(Source code of charts)

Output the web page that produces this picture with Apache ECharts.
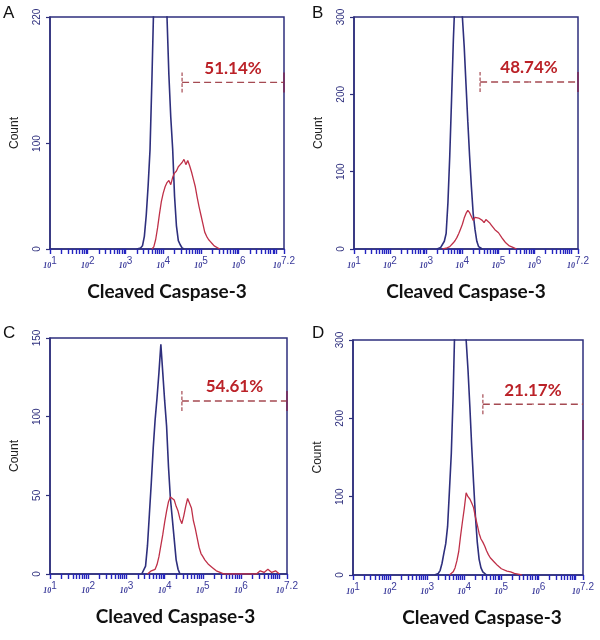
<!DOCTYPE html>
<html><head><meta charset="utf-8">
<script src="https://cdn.jsdelivr.net/npm/echarts@6/dist/echarts.min.js"></script>
<style>html,body{margin:0;padding:0;background:#fff}#c{width:600px;height:640px}</style>
</head><body><div id="c"></div>
<script>
// ---- data (x = log10 of fluorescence, y = count) ----
const panelLetters = ['A','B','C','D'];
const xTickLabels = [1,2,3,4,5,6,7.2];
const yMaxes = [220,300,150,300];
const yLabelsA = [0,100,220];
const yLabelsB = [0,100,200,300];
const yLabelsC = [0,50,100,150];
const yLabelsD = [0,100,200,300];

const blueA_x = [3.30,3.35,3.40,3.45,3.50,3.55,3.60,3.65,3.70,3.75,3.80,3.85,3.90,3.95,4.00,4.05,4.10,4.15,4.20,4.25,4.30,4.35,4.40,4.45,4.50,4.55];
const blueA_y = [0,1,1,3,12,32,60,94,160,235,320,400,440,445,400,310,220,165,125,95,50,22,8,4,1,0];
const redA_x = [3.70,3.75,3.80,3.85,3.90,3.95,4.00,4.05,4.10,4.15,4.20,4.25,4.30,4.35,4.40,4.45,4.50,4.55,4.60,4.65,4.70,4.75,4.80,4.85,4.90,4.95,5.00,5.05,5.10,5.15,5.20,5.25,5.30,5.35,5.40,5.45,5.50];
const redA_y = [0,2,9,20,33,45,53,59,63,65,61,68,72,74,78,80,82,85,80,84,79,73,66,59,49,40,32,24,16,12,9,7,5,3,2,1,0];

const blueB_x = [3.30,3.35,3.40,3.45,3.50,3.55,3.60,3.65,3.70,3.75,3.80,3.85,3.90,3.95,4.00,4.05,4.10,4.15,4.20,4.25,4.30,4.35,4.40,4.45,4.50,4.55];
const blueB_y = [0,1,2,4,10,20,60,120,193,270,330,370,385,360,300,262,213,165,120,80,45,25,10,3,1,0];
const redB_x = [3.45,3.55,3.65,3.75,3.80,3.85,3.90,3.95,4.00,4.05,4.10,4.15,4.20,4.25,4.30,4.35,4.40,4.45,4.50,4.55,4.60,4.65,4.70,4.75,4.80,4.85,4.90,4.95,5.00,5.05,5.10,5.15,5.20,5.25,5.30,5.35,5.40,5.50];
const redB_y = [0,1,3,8,11,15,20,26,32,40,46,50,47,42,37,41,43,40,41,37,34,38,37,34,31,28,25,23,21,19,14,11,8,6,4,3,2,0];

const blueC_x = [3.40,3.45,3.50,3.55,3.60,3.65,3.70,3.75,3.80,3.85,3.90,3.95,4.00,4.05,4.10,4.15,4.20,4.25,4.30,4.35,4.40];
const blueC_y = [0,1,5,18,38,58,80,98,112,128,146,128,110,94,68,48,35,22,9,3,0];
const redC_x = [3.55,3.65,3.75,3.80,3.85,3.90,3.95,4.00,4.05,4.10,4.15,4.20,4.25,4.30,4.35,4.40,4.45,4.50,4.55,4.60,4.65,4.70,4.75,4.80,4.85,4.90,4.95,5.00,5.05,5.10,5.15,5.20,5.25,5.35,5.45,5.55,6.40,6.50,6.60,6.70,6.80,6.90,7.00];
const redC_y = [0,2,3,6,11,18,25,33,40,46,49,48,47,43,40,35,32,37,43,48,49,42,34,29,23,17,13,11,9,8,6,5,4,2,1,0,0,2,1,3,1,2,0];

const blueD_x = [3.20,3.30,3.35,3.40,3.45,3.50,3.55,3.60,3.65,3.70,3.75,3.80,3.85,3.90,3.95,4.00,4.05,4.10,4.15,4.20,4.25,4.30,4.35,4.40,4.45,4.50,4.55,4.60];
const blueD_y = [0,2,6,15,28,40,62,108,155,230,330,420,470,480,440,380,300,262,215,164,118,75,42,20,9,4,2,0];
const redD_x = [3.60,3.70,3.75,3.80,3.85,3.90,3.95,4.00,4.05,4.10,4.15,4.20,4.25,4.30,4.35,4.40,4.45,4.50,4.55,4.60,4.65,4.70,4.75,4.80,4.85,4.90,4.95,5.00,5.05,5.15,5.25,5.35,5.45,5.55];
const redD_y = [0,4,9,18,30,50,68,85,105,100,97,92,86,74,64,53,46,42,37,31,26,22,20,17,15,12,10,8,6,5,4,2,1,0];

const gateStart = [4.5,4.49,4.45,4.5];
const gateLevel = [158,216,110,218];
const gateEndMark = [158,216,110,185];
const gatePct = ['51.14%','48.74%','54.61%','21.17%'];
const xTitle = 'Cleaved Caspase-3';
const yTitle = 'Count';

// ---- layout ----
const grids = [
  {left:50, top:17, width:234, height:232},
  {left:354, top:17, width:224, height:232},
  {left:50, top:338, width:237, height:236},
  {left:353, top:340, width:230, height:235}
];
const letterPos = [[3,5],[312,5],[3,325],[312,325]];
const namePad = [0,0,14,28];

const blues = [[blueA_x,blueA_y],[blueB_x,blueB_y],[blueC_x,blueC_y],[blueD_x,blueD_y]];
const reds = [[redA_x,redA_y],[redB_x,redB_y],[redC_x,redC_y],[redD_x,redD_y]];
const yLabels = [yLabelsA,yLabelsB,yLabelsC,yLabelsD];

const NAVY = '#2e2f7d';
const TICKBLUE = '#2424c0';
const RED = '#bf3048';
const GATE = '#a54a52';

const minorTicks = [];
for (let d = 1; d <= 7; d++) {
  for (let k = 1; k <= 9; k++) {
    const v = d + Math.log10(k);
    if (v <= 7.2) minorTicks.push(+v.toFixed(4));
  }
}
minorTicks.push(7.2);

function pairs(xs, ys){ return xs.map((x,i)=>[x, ys[i]]); }

const chart = echarts.init(document.getElementById('c'), null, {renderer:'canvas'});
const option = {
  animation:false,
  backgroundColor:'#fff',
  title: panelLetters.map((t,i)=>({text:t, left:letterPos[i][0], top:letterPos[i][1], padding:0,
    textStyle:{fontSize:17, fontWeight:'normal', fontFamily:'Liberation Sans', color:'#111'}})),
  grid: grids.map(g=>Object.assign({show:true, borderColor:NAVY, borderWidth:1.5, outerBoundsMode:'none', containLabel:false}, g)),
  xAxis: grids.map((g,i)=>({
    gridIndex:i, type:'value', min:1, max:7.2,
    axisLine:{show:true, onZero:false, lineStyle:{color:NAVY, width:1.5}},
    splitLine:{show:false},
    axisTick:{show:true, customValues:minorTicks, length:5, lineStyle:{color:TICKBLUE, width:1.4}},
    axisLabel:{customValues:xTickLabels, margin:7, hideOverlap:false,
      formatter:(v)=>'{b|10}{s|'+(Math.round(v*10)/10)+'}',
      rich:{b:{fontSize:8, fontStyle:'italic', fontWeight:'bold', color:'#3a3a9a', fontFamily:'Liberation Serif', padding:[5,0,0,0]},
            s:{fontSize:10, color:'#3a3a9a', fontFamily:'Liberation Sans', padding:[0,0,4,0]}}},
    name:xTitle, nameLocation:'middle', nameGap:33,
    nameTextStyle:{fontSize:19, fontWeight:'bold', fontFamily:'Lato', color:'#111', padding:[0,0,0,namePad[i]]}
  })),
  yAxis: grids.map((g,i)=>({
    gridIndex:i, type:'value', min:0, max:yMaxes[i],
    axisLine:{show:true, lineStyle:{color:NAVY, width:1.5}},
    splitLine:{show:false},
    axisTick:{show:true, customValues:yLabels[i], length:4, lineStyle:{color:NAVY, width:1.2}},
    axisLabel:{customValues:yLabels[i], rotate:90, margin:8, fontSize:10, color:NAVY, fontFamily:'Liberation Sans'},
    name:yTitle, nameLocation:'middle', nameRotate:90, nameGap:29,
    nameTextStyle:{fontSize:12, color:'#222', fontFamily:'Liberation Sans'}
  })),
  series: []
};

for (let i = 0; i < 4; i++) {
  option.series.push({type:'line', xAxisIndex:i, yAxisIndex:i, data:pairs(blues[i][0], blues[i][1]),
    showSymbol:false, symbol:'none', clip:true, z:3, lineStyle:{color:NAVY, width:1.6}});
  option.series.push({type:'line', xAxisIndex:i, yAxisIndex:i, data:pairs(reds[i][0], reds[i][1]),
    showSymbol:false, symbol:'none', clip:true, z:4, lineStyle:{color:RED, width:1.3}});
  option.series.push({type:'line', xAxisIndex:i, yAxisIndex:i, data:[[gateStart[i],gateLevel[i]],[7.2,gateLevel[i]]],
    showSymbol:false, symbol:'none', clip:false, z:5, lineStyle:{color:GATE, width:1.4, type:[7,4]}});
  option.series.push({type:'scatter', xAxisIndex:i, yAxisIndex:i, data:[[gateStart[i],gateLevel[i]]],
    symbol:'path://M0,0h2v4h-2z M0,6h2v4h-2z M0,12h2v4h-2z M0,18h2v4h-2z', symbolSize:[1.5,20], z:5,
    itemStyle:{color:GATE}});
  option.series.push({type:'scatter', xAxisIndex:i, yAxisIndex:i, data:[[7.2,gateEndMark[i]]],
    symbol:'rect', symbolSize:[2,20], z:6, clip:false, itemStyle:{color:'#7a2a5a'}});
  option.series.push({type:'scatter', xAxisIndex:i, yAxisIndex:i, data:[[(gateStart[i]+7.2)/2, gateLevel[i]]],
    symbolSize:1, itemStyle:{color:'#ffffff', opacity:1}, z:6,
    label:{show:true, position:'top', distance:5, formatter:gatePct[i], color:'#bb2228', opacity:1,
      fontSize:17, fontWeight:'bold', fontFamily:'Lato'}});
}
chart.setOption(option);
</script></body></html>
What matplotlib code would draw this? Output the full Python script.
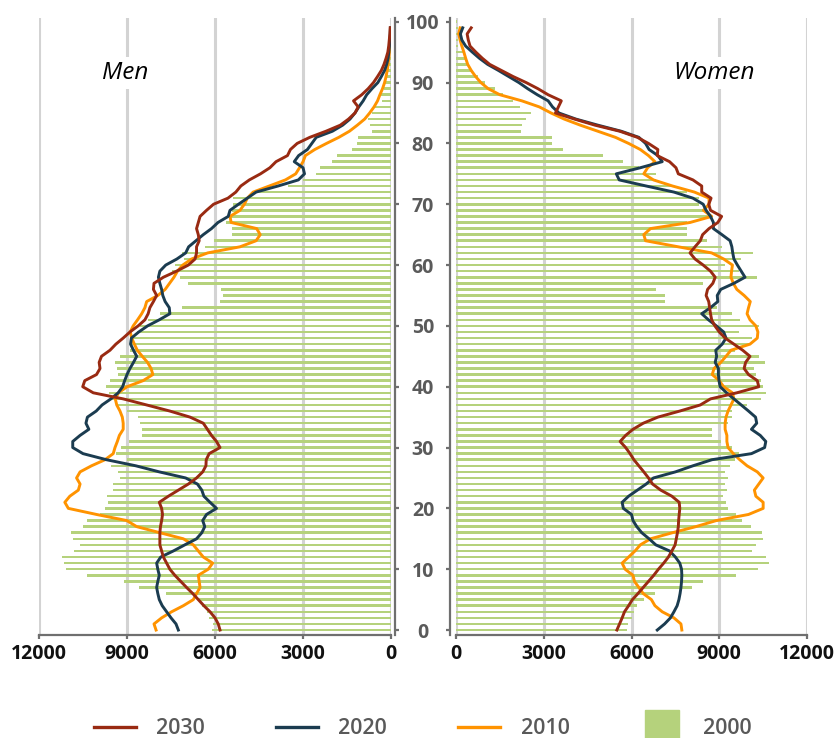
import numpy as np
import matplotlib

matplotlib.use("Agg")
import matplotlib.pyplot as plt
from matplotlib.lines import Line2D

plt.rcParams["font.family"] = ["Open Sans", "DejaVu Sans"]

# ages 0..100 for the 2000 bars, 0..99 for the projected lines
ages_bar = np.arange(101)
ages_line = np.arange(100)

men_2000 = [6120, 6080, 6200, 6260, 6460, 6540, 7680, 8590, 9090, 10380,
            11080, 11140, 11210, 10810, 10610, 10830, 10920, 10490, 10380, 9920,
            9750, 9640, 9670, 9490, 9470, 9240, 9300, 9560, 9010, 9380,
            9190, 8930, 8480, 8480, 8560, 8620, 9010, 9330, 9530, 9610,
            9700, 9580, 9300, 9330, 9410, 9240, 8900, 8840, 8790, 8670,
            8560, 8280, 7880, 7140, 5830, 5740, 5800, 6910, 7200, 7450,
            7350, 7050, 7140, 6350, 6040, 5420, 5430, 5610, 5490, 5430,
            5380, 5380, 4700, 3500, 3010, 2560, 2420, 2020, 1830, 1340,
            1170, 1110, 660, 720, 770, 660, 600, 300, 380, 250,
            200, 150, 120, 100, 80, 60, 40, 30, 20, 15, 10]

women_2000 = [5840, 5890, 6010, 6100, 6180, 6440, 6810, 8060, 8440, 9580,
              10340, 10700, 10590, 10110, 10250, 10510, 10450, 10080, 9790, 9570,
              9310, 9220, 9140, 9260, 9180, 9310, 9200, 9370, 9540, 9680,
              9430, 9060, 8740, 8740, 9310, 9430, 9430, 9960, 10410, 10590,
              10480, 10430, 10250, 10200, 10550, 10360, 9540, 10060, 10110, 9680,
              10360, 9710, 9430, 8920, 7150, 7150, 6830, 8430, 10280, 9660,
              9200, 9740, 10140, 9090, 8570, 7890, 7890, 7890, 8690, 8520,
              8290, 8290, 7890, 7430, 6840, 6840, 6240, 5720, 5040, 3670,
              3280, 3280, 2210, 2260, 2390, 2550, 2190, 1960, 1600, 1330,
              990, 760, 530, 380, 300, 250, 80, 70, 70, 70, 50]

men_2030 = [5830, 5890, 6000, 6170, 6380, 6570, 6760, 6970, 7170, 7370,
            7540, 7650, 7760, 7820, 7880, 7880, 7880, 7860, 7820, 7790,
            7820, 7900, 7590, 7250, 6910, 6630, 6420, 6310, 6300, 6200,
            5830, 5950, 6120, 6260, 6400, 6850, 7540, 8330, 9130, 10150,
            10510, 10440, 10040, 9920, 9950, 9870, 9580, 9380, 9130, 8900,
            8620, 8390, 8280, 8220, 8100, 7990, 8100, 8080, 7760, 7310,
            6910, 6680, 6630, 6630, 6540, 6570, 6630, 6570, 6510, 6290,
            6050, 5560, 5290, 5120, 4830, 4450, 4130, 3920, 3530, 3430,
            3200, 2770, 2220, 1730, 1450, 1230, 1120, 1280, 1000, 780,
            600, 460, 330, 240, 170, 110, 80, 60, 40, 30]

men_2020 = [7250, 7330, 7500, 7650, 7800, 7900, 7950, 7990, 7950, 7900,
            7950, 7990, 7850, 7420, 7030, 6630, 6450, 6350, 6420, 6290,
            5950, 6170, 6380, 6450, 6600, 7000, 7900, 8700, 9700, 10500,
            10850, 10850, 10600, 10300, 10400, 10350, 10050, 9850, 9550, 9300,
            9150, 9080, 9000, 8900, 8780, 8670, 8780, 8880, 8850, 8600,
            8300, 7900, 7540, 7560, 7700, 7780, 7820, 7880, 7930, 7880,
            7680, 7300, 7000, 6900, 6650, 6400, 6120, 5900, 5550, 5490,
            5200, 4900, 4600, 3850, 3160, 2950, 3000, 3300, 3150, 2850,
            2700, 2550, 2000, 1650, 1400, 1230, 1100, 950, 830, 650,
            450, 330, 220, 150, 100, 75, 55, 40, 30, 20]

men_2010 = [8010, 8080, 7820, 7480, 7080, 6740, 6630, 6510, 6540, 6570,
            6230, 6080, 6400, 6570, 6740, 7080, 7880, 8670, 9010, 10040,
            11000, 11120, 10950, 10660, 10600, 10720, 10600, 10210, 9750, 9470,
            9410, 9330, 9260, 9130, 9130, 9160, 9240, 9350, 9400, 9290,
            9000, 8450, 8120, 8180, 8300, 8480, 8650, 8750, 8840, 8890,
            8790, 8640, 8500, 8390, 8330, 7950, 7700, 7550, 7400, 7280,
            7100, 6800, 6250, 5150, 4600, 4460, 4580, 5450, 5490, 5150,
            5000, 4900, 4700, 4150, 3600, 3250, 3120, 3000, 2920, 2600,
            2200, 1780, 1420, 1150, 900, 730, 580, 460, 380, 290,
            220, 170, 130, 100, 75, 55, 40, 30, 20, 10]

women_2030 = [5500, 5590, 5680, 5760, 5900, 6030, 6220, 6400, 6580, 6760,
              6920, 7100, 7260, 7380, 7490, 7530, 7570, 7600, 7610, 7630,
              7650, 7630, 7380, 7000, 6720, 6580, 6420, 6250, 6080, 5950,
              5800, 5610, 5800, 6050, 6400, 6900, 7650, 8350, 8700, 9600,
              10350, 10300, 10000, 9850, 9900, 10050, 9800, 9500, 9200, 9000,
              8850, 8740, 8700, 8670, 8640, 8550, 8600, 8780, 8860, 8700,
              8450, 8170, 8000, 8170, 8350, 8430, 8650, 8950, 9080, 8700,
              8640, 8720, 8400, 8400, 8100, 7600, 7520, 7300, 6880, 6900,
              6580, 6200, 5600, 4750, 4050, 3400, 3500, 3600, 3150, 2800,
              2400, 1950, 1550, 1150, 900, 680, 480, 420, 380, 520]

women_2020 = [6880, 7130, 7330, 7450, 7560, 7620, 7660, 7690, 7710, 7720,
              7710, 7650, 7500, 7300, 6830, 6600, 6350, 6180, 6050, 6000,
              5720, 5680, 5900, 6200, 6500, 6750, 7500, 8100, 8750, 10100,
              10550, 10590, 10400, 10100, 10280, 10240, 10000, 9750, 9500, 9250,
              9030, 8990, 8970, 8970, 8860, 8910, 8880, 9100, 9230, 9150,
              8900, 8630, 8400, 8700, 8950, 8930, 9050, 9500, 9880, 9750,
              9620, 9500, 9460, 9430, 9370, 9090, 8800, 8800, 8700, 8550,
              8450, 8100, 7450, 6500, 5580, 5480, 6300, 7050, 6900, 6600,
              6480, 6250, 5650, 4850, 4100, 3520, 3300, 3150, 2780, 2450,
              2150, 1800, 1450, 1080, 800, 560, 330, 200, 150, 230]

women_2010 = [7720, 7690, 7450, 7050, 6800, 6680, 6400, 6250, 6100, 6050,
              5780, 5680, 5900, 6120, 6300, 6650, 7400, 8200, 8900, 10000,
              10500, 10500, 10250, 10200, 10350, 10500, 10300, 9950, 9700, 9480,
              9300, 9260, 9260, 9200, 9200, 9230, 9300, 9400, 9500, 9450,
              9150, 9000, 8760, 8820, 9050, 9230, 9400, 10050, 10300, 10320,
              10250, 10050, 9950, 10000, 10060, 9850, 9600, 9480, 9400, 9420,
              9450, 9150, 8740, 7600, 6480, 6420, 6650, 8000, 8740, 8460,
              8650, 8650, 8150, 7400, 6750, 6420, 6550, 6800, 6580, 6300,
              5900, 5450, 4850, 4250, 3700, 3250, 2850, 2250, 1500, 1100,
              850, 670, 520, 400, 330, 270, 200, 140, 90, 140]

x_ticks = [0, 3000, 6000, 9000, 12000]
age_ticks = list(range(0, 101, 10))

c2030 = "#992a12"
c2020 = "#1b3c50"
c2010 = "#ff9300"
c2000 = "#b5d27c"
grid_c = "#d3d3d3"
spine_c = "#6f6f6f"

fig = plt.figure(figsize=(8.37, 7.38), dpi=100)
ax_m = fig.add_axes([0.0466, 0.1402, 0.4206, 0.8360])
ax_w = fig.add_axes([0.5448, 0.1402, 0.4194, 0.8360])

panels = [
    (ax_m, men_2000, men_2030, men_2020, men_2010),
    (ax_w, women_2000, women_2030, women_2020, women_2010),
]
for ax, v2000, v2030, v2020, v2010 in panels:
    ax.barh(ages_bar, v2000, height=0.42, color=c2000, zorder=2)
    ax.plot(v2010, ages_line, color=c2010, lw=2.1, zorder=3, solid_joinstyle="round")
    ax.plot(v2020, ages_line, color=c2020, lw=2.1, zorder=4, solid_joinstyle="round")
    ax.plot(v2030, ages_line, color=c2030, lw=2.1, zorder=5, solid_joinstyle="round")
    ax.set_ylim(-0.74, 100.69)
    ax.set_xticks(x_ticks)
    ax.set_xticklabels([str(t) for t in x_ticks], fontsize=14, fontweight="bold", color="#111111")
    ax.set_yticks(age_ticks)
    ax.grid(axis="x", color=grid_c, lw=2.2, zorder=0)
    ax.set_axisbelow(True)
    ax.spines["top"].set_visible(False)
    ax.spines["bottom"].set_color(spine_c)
    ax.spines["bottom"].set_linewidth(1.6)
    ax.tick_params(axis="x", direction="out", length=3, width=1.6, color=spine_c, pad=4)
    ax.tick_params(axis="y", direction="out", length=3, width=1.6, color=spine_c)

ax_m.set_xlim(12000, 0)
ax_w.set_xlim(0, 12000)

ax_m.spines["left"].set_visible(False)
ax_m.spines["right"].set_position(("outward", 3))
ax_m.spines["right"].set_color(spine_c)
ax_m.spines["right"].set_linewidth(1.6)
ax_m.yaxis.tick_right()
ax_m.set_yticklabels([str(a) for a in age_ticks], fontsize=14, fontweight="bold",
                     color="#5a5a5a", ha="center")
ax_m.tick_params(axis="y", pad=17)

ax_w.spines["right"].set_visible(False)
ax_w.spines["left"].set_position(("outward", 4.5))
ax_w.spines["left"].set_color(spine_c)
ax_w.spines["left"].set_linewidth(1.6)
ax_w.set_yticklabels([])

box = dict(facecolor="white", edgecolor="none", pad=3)
ax_m.text(9070, 91.6, "Men", fontsize=17.5, style="italic", ha="center", va="center",
          bbox=box, zorder=6)
ax_w.text(8820, 91.6, "Women", fontsize=17.5, style="italic", ha="center", va="center",
          bbox=box, zorder=6)

handles = [
    Line2D([], [], color=c2030, lw=2.4),
    Line2D([], [], color=c2020, lw=2.4),
    Line2D([], [], color=c2010, lw=2.4),
    Line2D([], [], color=c2000, marker="s", markersize=24, linestyle="none"),
]
fig.legend(handles, ["2030", "2020", "2010", "2000"], loc="center", ncol=4,
           bbox_to_anchor=(0.505, 0.0125), frameon=False,
           prop={"size": 15.5, "weight": "semibold"},
           labelcolor="#595959", handlelength=1.95, handletextpad=0.95,
           columnspacing=3.3, borderpad=0.1)

fig.savefig("out.png", dpi=100)
plt.close(fig)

What is needed:
Nothing but the lines from the one containing "What matplotlib code" through the one containing "ages_line = np.arange(100)" should be echoed, each exactly as it stands; pictures are excluded.

Result below:
What matplotlib code would draw this? Output the full Python script.
import numpy as np
import matplotlib

matplotlib.use("Agg")
import matplotlib.pyplot as plt
from matplotlib.lines import Line2D

plt.rcParams["font.family"] = ["Open Sans", "DejaVu Sans"]

# ages 0..100 for the 2000 bars, 0..99 for the projected lines
ages_bar = np.arange(101)
ages_line = np.arange(100)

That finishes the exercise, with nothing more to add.